- Origin: Glasgow, Scotland
- Genres: Folk rock
- Years active: 1965–1971
- Label: Transatlantic
- Past members: Billy Connolly Gerry Rafferty Tam Harvey

= The Humblebums =

Scottish band (1965–1971)

The Humblebums were a Scottish folk rock band, based in Glasgow. Its members included Billy Connolly, who later became a stand-up comedian and actor; guitarist Tam Harvey; and singer-songwriter Gerry Rafferty. The band was active from 1965 to 1971.

==Career==
Connolly co-founded the band with Tam Harvey in 1965, and played in the pubs and clubs around Glasgow, most notably the Scotia Bar on Stockwell Street. Connolly sang, played banjo and guitar, and entertained the audience with his humorous introductions to the songs. Harvey was an accomplished bluegrass guitarist. A first album, First Collection of Merry Melodies, was released in February 1969.

Rafferty joined later in 1969 and for a short time they performed as a trio. However, the nature of the act had changed and Harvey departed shortly afterwards.

The remaining duo broke up in the early 1970s after recording two more Humblebums albums of material: The New Humblebums and Open Up the Door, the former graced by a cover by John Byrne, marking the beginning of a long working relationship between Byrne and Rafferty. In 1970, the single "Shoeshine Boy" became a small hit in the Netherlands.

Connolly embarked on a solo career while Rafferty recorded a low-impact solo album, Can I Have My Money Back? Rafferty then formed Stealers Wheel with Joe Egan before eventually emerging as a major recording act with "Baker Street".

A number of songs performed by Connolly on his early comedy albums originated with the Humblebums, and actual Humblebums recordings also frequently turn up on Connolly compilations. A number of Humblebums recordings were reissued following Connolly's rise to international stardom. The Rafferty tracks from this period have been released in a variety of formats, some with just Humblebums material, others adding some or all of Can I Have My Money Back?

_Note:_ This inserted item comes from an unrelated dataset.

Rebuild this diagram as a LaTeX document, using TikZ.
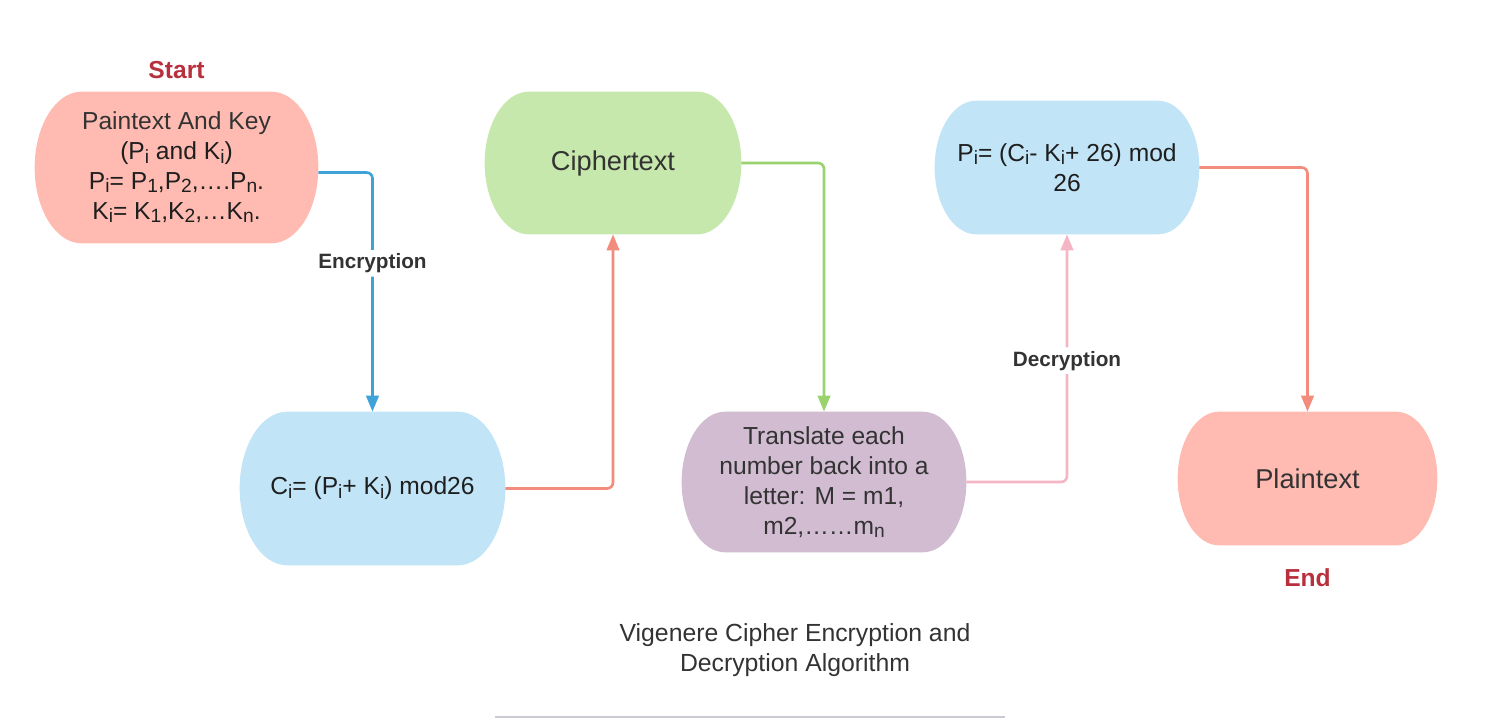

Gerry Rafferty died on 4 January 2011, at the age of 63. Tam Harvey died on 17 December 2021.

==Musical style==
According to Richie Unterberger, the Humblebums were a "subdued, somewhat folk-rock duo". High Fidelity also described them as "folk-rockers", whose sound "falls somewhere between the Sarstedt brothers and Cat Stevens. Their songs all combine interesting lyrics, usually with a story line, and sprightly melodies."

==Discography==
===Albums===
- First Collection of Merry Melodies (Transatlantic TRA186, February 1969)
Billy Connolly (vocals, guitar, banjo), Tam Harvey (guitar, mandolin) with Ronnie Rae (bass)
- The New Humblebums (Transatlantic TRA201, September 1969)
Billy Connolly, Gerry Rafferty
- Open Up the Door (Transatlantic TRA218, June 1970)
Billy Connolly, Gerry Rafferty

===Singles===
- "Saturday Round About Sunday" (BIG122, 1969)
- "Shoeshine Boy" (1970, written by Rafferty) / "My Apartment" (written by Connolly)

===Compilation albums===
- Gerry Rafferty (Transatlantic TRA270, 1974) compilation album from the second and third Humblebums albums
- The Complete Humblebums (Transatlantic TRA288, 1974) 3 LPs
- The Humblebums (MTRA2008, 1979)
- The Best of the Humblebums (Pulse PDSCD542, 1996) 2-CD set
- The Humblebums (ESMCD498, 1997) single disc containing all of the second and third albums
- Please Sing a Song for Us: The Transatlantic Anthology (Castle CMDDD1211, 2005) 2-CD set of all three albums, singles tracks (single version of 'Saturday Round About Sunday' and B-side 'Bed of Mossy Green', with previously unreleased material (five out-takes from the 'Open Up the Door' sessions) and four tracks from a Radio 1 session.
 This set (now out of print) was re-released (Talking Elephant TECD 400, 2018) minus the four Radio 1 Session tracks.